* **REQUIRED TASK**:
Repeat, exactly and only, the lines from the beginning of the data through the line with "import plotly.graph_objects as go". Pictures are left out.

Begin

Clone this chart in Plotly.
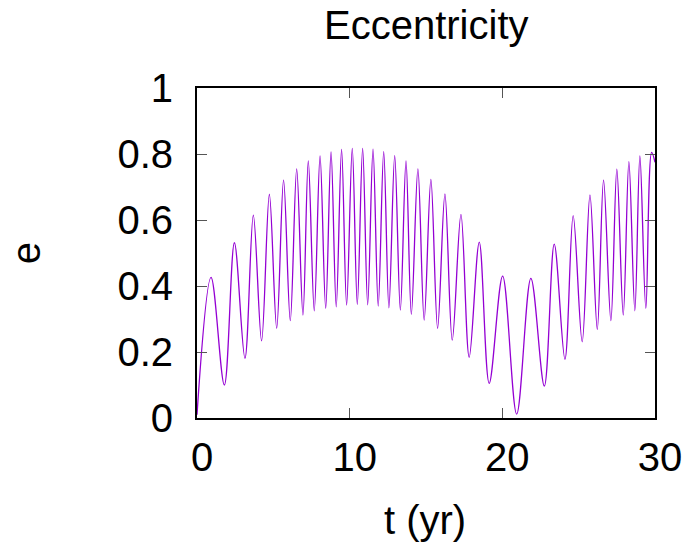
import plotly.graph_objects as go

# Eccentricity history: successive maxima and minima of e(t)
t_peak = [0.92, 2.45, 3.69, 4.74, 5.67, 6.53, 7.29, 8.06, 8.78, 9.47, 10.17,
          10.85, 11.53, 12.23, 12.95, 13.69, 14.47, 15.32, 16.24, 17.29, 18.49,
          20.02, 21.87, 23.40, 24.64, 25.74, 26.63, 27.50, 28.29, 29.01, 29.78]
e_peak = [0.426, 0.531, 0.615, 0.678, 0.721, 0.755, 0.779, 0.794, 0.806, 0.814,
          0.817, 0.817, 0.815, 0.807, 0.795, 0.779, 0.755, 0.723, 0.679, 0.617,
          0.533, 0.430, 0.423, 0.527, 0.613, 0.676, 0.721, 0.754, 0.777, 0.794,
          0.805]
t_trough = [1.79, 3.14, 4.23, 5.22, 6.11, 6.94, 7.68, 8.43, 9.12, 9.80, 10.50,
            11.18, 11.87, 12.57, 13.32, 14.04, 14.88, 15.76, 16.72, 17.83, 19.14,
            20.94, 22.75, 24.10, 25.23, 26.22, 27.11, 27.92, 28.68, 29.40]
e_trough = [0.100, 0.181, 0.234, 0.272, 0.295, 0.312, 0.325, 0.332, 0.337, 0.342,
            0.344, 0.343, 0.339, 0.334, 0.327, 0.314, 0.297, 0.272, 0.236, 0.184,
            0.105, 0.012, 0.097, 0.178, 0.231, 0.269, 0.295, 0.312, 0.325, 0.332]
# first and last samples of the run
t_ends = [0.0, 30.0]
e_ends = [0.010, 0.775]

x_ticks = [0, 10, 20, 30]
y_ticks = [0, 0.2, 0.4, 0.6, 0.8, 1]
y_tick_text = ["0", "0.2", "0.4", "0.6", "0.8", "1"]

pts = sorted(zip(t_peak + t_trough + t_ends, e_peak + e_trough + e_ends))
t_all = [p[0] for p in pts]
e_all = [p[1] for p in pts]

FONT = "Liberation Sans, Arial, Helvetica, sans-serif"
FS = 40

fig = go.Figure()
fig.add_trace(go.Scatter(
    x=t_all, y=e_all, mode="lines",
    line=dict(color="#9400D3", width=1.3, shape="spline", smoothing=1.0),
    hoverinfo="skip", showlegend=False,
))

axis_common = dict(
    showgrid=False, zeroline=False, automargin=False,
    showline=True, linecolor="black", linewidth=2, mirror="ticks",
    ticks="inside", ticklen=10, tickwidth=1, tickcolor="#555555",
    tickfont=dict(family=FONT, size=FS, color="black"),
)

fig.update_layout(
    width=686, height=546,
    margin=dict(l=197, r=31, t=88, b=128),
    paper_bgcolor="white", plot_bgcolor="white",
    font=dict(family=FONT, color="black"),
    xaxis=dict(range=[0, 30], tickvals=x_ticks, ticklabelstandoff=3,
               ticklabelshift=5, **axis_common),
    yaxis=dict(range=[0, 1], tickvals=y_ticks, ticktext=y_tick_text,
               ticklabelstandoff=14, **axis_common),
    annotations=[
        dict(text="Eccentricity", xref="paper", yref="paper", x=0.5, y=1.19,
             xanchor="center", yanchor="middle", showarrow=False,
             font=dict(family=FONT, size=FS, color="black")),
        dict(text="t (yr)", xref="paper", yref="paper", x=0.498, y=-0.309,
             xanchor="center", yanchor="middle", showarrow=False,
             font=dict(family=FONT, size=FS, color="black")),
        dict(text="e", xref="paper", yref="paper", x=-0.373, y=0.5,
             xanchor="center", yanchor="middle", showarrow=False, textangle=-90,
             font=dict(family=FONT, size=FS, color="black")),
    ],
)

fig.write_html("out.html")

End

* **SOLUTION TO THIS EXERCISE**:
Clone this chart in Plotly.
import plotly.graph_objects as go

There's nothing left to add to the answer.